» **DESCRIPTION OF THE TASK**
Set aside the pictures and output only the lines from the one containing "Write a Python" up to and including the one containing "-12, -10, -5, 0]".
------------
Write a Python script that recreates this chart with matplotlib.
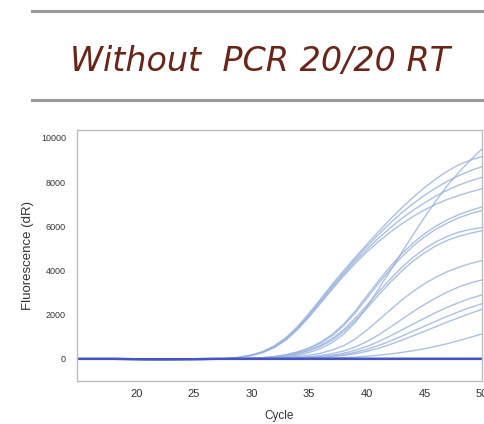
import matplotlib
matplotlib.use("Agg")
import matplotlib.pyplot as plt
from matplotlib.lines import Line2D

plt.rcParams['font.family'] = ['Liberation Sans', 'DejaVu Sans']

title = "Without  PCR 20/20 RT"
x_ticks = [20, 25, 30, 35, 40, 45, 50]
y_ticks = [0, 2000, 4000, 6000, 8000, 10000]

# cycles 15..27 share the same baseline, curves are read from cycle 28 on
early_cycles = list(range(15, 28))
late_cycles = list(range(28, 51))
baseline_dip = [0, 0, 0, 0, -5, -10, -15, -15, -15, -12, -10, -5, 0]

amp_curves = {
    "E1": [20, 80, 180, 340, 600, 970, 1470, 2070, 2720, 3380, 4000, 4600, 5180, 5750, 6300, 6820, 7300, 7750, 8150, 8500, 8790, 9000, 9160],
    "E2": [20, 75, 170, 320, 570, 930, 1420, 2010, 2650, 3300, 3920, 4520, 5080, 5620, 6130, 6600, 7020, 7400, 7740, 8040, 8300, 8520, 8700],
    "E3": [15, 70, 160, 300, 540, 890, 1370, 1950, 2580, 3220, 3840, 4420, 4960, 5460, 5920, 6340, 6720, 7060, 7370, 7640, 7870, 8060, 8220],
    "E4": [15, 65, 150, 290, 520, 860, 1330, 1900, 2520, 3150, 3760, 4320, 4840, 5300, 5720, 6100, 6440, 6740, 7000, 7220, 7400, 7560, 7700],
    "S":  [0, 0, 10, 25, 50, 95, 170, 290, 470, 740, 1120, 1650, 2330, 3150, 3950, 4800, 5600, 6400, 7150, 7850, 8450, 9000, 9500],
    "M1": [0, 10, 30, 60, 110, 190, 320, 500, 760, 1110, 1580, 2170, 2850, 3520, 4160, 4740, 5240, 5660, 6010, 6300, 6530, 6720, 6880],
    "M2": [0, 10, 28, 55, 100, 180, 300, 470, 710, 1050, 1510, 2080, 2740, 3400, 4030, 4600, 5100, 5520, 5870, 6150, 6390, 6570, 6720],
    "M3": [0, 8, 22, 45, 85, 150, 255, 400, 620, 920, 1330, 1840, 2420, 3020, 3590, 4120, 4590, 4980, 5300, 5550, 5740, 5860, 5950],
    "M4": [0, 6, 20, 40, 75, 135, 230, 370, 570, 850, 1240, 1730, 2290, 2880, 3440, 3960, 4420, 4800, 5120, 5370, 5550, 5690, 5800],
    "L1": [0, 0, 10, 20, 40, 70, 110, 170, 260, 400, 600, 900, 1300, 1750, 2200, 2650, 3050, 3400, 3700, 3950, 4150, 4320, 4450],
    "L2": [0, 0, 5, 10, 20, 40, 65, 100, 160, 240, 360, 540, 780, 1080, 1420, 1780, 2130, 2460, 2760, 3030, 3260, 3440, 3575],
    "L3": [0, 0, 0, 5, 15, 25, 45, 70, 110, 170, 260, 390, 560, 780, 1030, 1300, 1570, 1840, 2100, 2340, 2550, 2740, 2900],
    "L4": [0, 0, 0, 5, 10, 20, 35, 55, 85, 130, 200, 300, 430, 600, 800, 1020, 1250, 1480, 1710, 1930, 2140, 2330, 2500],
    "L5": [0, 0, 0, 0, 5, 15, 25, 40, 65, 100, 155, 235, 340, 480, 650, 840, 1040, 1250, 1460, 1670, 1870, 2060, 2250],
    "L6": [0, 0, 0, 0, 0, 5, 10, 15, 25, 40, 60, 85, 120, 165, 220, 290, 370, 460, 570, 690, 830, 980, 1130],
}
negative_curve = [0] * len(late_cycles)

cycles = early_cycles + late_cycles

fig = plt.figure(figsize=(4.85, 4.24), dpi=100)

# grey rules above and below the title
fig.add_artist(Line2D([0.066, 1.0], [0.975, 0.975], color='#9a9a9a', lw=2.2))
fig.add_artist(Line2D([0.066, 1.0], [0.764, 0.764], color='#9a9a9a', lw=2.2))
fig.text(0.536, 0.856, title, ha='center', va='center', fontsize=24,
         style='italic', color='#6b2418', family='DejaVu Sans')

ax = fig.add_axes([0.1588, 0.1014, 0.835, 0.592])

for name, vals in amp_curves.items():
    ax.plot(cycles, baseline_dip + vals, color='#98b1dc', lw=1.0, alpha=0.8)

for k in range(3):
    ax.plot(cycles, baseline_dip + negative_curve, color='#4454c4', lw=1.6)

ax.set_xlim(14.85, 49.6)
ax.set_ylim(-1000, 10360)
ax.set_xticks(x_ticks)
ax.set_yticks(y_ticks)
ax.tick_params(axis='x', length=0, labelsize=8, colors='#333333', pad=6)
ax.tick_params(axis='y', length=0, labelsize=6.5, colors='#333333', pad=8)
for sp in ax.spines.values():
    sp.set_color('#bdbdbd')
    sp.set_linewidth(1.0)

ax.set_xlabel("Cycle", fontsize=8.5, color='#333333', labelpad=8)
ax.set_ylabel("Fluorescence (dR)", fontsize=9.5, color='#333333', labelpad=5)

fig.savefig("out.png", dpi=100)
------------
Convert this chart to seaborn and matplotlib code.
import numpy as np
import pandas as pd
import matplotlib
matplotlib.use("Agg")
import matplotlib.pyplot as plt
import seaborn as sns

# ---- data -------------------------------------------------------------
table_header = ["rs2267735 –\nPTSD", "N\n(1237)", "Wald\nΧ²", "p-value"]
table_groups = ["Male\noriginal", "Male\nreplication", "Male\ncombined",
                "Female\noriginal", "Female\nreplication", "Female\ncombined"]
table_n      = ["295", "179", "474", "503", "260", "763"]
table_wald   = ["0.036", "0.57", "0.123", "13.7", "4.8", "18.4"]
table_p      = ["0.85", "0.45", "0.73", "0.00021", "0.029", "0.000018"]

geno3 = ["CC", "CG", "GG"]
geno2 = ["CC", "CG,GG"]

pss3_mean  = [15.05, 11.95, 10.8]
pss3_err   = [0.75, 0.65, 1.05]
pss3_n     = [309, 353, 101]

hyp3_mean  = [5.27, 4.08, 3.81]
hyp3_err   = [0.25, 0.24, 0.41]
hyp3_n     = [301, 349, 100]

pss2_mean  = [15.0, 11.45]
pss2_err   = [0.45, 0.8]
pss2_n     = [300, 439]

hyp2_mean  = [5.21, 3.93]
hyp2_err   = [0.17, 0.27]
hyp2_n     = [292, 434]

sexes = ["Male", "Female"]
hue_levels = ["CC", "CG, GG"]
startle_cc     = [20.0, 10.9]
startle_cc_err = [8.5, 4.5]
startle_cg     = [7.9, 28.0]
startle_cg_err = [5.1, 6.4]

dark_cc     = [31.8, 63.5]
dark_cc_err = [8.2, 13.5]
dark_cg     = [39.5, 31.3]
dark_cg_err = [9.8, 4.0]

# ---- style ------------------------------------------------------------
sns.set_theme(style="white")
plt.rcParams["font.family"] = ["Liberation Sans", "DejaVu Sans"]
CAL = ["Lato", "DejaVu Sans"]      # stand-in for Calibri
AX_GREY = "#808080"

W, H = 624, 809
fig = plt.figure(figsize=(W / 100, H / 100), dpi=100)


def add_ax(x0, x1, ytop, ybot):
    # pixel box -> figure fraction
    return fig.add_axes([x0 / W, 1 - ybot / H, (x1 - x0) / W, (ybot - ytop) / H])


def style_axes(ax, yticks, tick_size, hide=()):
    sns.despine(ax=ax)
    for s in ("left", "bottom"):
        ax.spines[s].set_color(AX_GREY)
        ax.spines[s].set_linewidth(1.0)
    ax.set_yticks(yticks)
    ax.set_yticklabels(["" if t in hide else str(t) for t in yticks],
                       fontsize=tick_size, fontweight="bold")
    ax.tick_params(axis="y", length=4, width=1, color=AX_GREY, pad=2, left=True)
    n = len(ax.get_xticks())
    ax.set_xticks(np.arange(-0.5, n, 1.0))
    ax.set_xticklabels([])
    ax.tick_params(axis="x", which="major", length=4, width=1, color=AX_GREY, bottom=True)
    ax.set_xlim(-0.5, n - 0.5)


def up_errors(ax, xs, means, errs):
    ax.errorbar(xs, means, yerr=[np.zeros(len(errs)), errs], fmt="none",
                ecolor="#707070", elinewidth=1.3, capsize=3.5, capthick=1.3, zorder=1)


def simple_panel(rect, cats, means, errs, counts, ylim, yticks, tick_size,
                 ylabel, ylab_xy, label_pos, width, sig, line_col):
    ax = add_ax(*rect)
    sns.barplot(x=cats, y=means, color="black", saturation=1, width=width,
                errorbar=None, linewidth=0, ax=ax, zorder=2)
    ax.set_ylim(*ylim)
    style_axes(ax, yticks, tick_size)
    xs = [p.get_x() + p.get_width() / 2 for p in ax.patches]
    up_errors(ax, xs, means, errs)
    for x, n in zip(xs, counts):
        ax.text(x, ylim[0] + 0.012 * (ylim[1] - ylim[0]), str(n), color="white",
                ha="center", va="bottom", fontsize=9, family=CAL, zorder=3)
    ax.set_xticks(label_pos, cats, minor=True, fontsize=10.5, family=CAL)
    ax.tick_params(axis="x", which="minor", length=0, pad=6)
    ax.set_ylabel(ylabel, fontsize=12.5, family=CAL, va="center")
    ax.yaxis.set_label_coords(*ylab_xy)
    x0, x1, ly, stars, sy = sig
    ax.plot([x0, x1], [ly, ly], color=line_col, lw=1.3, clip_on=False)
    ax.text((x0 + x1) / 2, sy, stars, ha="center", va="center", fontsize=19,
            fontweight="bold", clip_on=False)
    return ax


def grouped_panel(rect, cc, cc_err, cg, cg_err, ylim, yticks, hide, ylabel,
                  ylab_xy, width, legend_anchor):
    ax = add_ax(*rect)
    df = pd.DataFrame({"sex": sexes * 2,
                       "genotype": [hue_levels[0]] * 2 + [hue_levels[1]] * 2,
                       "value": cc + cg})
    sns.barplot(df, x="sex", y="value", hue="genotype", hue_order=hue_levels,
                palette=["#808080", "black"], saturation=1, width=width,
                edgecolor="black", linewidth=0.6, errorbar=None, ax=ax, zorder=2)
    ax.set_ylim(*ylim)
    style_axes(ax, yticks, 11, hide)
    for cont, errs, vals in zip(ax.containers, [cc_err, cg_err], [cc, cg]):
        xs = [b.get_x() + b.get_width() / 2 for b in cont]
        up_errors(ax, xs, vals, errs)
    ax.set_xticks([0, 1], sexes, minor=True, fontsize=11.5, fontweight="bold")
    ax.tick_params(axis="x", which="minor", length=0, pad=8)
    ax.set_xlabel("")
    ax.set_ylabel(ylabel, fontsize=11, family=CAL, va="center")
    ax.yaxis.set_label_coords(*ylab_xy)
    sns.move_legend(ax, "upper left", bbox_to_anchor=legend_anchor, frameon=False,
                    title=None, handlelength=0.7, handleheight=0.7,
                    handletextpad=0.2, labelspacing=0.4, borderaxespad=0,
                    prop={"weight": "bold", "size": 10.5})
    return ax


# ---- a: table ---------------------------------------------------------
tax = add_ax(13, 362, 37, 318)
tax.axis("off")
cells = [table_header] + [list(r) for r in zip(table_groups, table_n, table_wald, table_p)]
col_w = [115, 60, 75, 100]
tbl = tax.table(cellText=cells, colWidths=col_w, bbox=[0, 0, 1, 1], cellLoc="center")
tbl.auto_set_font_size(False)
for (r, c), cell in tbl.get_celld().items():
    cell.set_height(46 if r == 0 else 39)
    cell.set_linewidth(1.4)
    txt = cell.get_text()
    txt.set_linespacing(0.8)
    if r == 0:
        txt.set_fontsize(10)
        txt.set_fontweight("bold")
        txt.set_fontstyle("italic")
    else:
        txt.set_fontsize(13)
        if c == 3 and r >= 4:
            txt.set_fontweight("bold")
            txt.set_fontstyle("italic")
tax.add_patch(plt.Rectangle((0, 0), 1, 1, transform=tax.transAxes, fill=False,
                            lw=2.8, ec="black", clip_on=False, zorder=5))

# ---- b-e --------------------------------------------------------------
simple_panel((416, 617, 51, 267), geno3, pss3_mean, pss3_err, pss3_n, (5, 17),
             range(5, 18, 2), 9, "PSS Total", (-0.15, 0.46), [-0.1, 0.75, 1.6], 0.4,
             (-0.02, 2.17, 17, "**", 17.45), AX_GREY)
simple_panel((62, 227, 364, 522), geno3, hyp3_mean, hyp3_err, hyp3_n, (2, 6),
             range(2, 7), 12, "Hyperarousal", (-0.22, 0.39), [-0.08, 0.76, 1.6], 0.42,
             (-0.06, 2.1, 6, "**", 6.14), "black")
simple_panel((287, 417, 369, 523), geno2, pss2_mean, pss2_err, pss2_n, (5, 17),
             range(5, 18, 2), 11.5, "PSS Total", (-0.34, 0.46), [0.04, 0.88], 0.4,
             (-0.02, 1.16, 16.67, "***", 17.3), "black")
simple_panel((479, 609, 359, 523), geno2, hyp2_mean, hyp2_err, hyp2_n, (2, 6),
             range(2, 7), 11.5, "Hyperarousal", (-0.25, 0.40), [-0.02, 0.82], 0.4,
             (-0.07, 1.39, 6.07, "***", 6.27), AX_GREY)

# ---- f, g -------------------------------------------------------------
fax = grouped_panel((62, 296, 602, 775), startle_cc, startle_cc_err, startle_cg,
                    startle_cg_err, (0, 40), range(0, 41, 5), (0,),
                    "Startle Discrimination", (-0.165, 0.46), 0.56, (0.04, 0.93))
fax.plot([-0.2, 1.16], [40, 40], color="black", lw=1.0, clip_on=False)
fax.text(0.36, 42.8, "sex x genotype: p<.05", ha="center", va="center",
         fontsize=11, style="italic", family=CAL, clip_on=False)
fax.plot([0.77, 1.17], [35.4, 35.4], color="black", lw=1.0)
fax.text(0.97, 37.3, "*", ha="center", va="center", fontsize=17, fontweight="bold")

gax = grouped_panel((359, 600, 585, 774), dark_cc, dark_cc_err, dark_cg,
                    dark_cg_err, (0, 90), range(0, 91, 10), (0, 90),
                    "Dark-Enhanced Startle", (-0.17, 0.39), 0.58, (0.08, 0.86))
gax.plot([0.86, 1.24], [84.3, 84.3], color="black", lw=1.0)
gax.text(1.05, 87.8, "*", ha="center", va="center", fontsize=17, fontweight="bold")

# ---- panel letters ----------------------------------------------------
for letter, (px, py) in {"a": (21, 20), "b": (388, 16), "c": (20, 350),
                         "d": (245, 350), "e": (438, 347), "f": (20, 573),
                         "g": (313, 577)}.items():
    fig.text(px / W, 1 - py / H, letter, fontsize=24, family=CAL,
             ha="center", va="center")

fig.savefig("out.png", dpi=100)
------------
» **SOLUTION TO THIS TASK**
Write a Python script that recreates this chart with matplotlib.
import matplotlib
matplotlib.use("Agg")
import matplotlib.pyplot as plt
from matplotlib.lines import Line2D

plt.rcParams['font.family'] = ['Liberation Sans', 'DejaVu Sans']

title = "Without  PCR 20/20 RT"
x_ticks = [20, 25, 30, 35, 40, 45, 50]
y_ticks = [0, 2000, 4000, 6000, 8000, 10000]

# cycles 15..27 share the same baseline, curves are read from cycle 28 on
early_cycles = list(range(15, 28))
late_cycles = list(range(28, 51))
baseline_dip = [0, 0, 0, 0, -5, -10, -15, -15, -15, -12, -10, -5, 0]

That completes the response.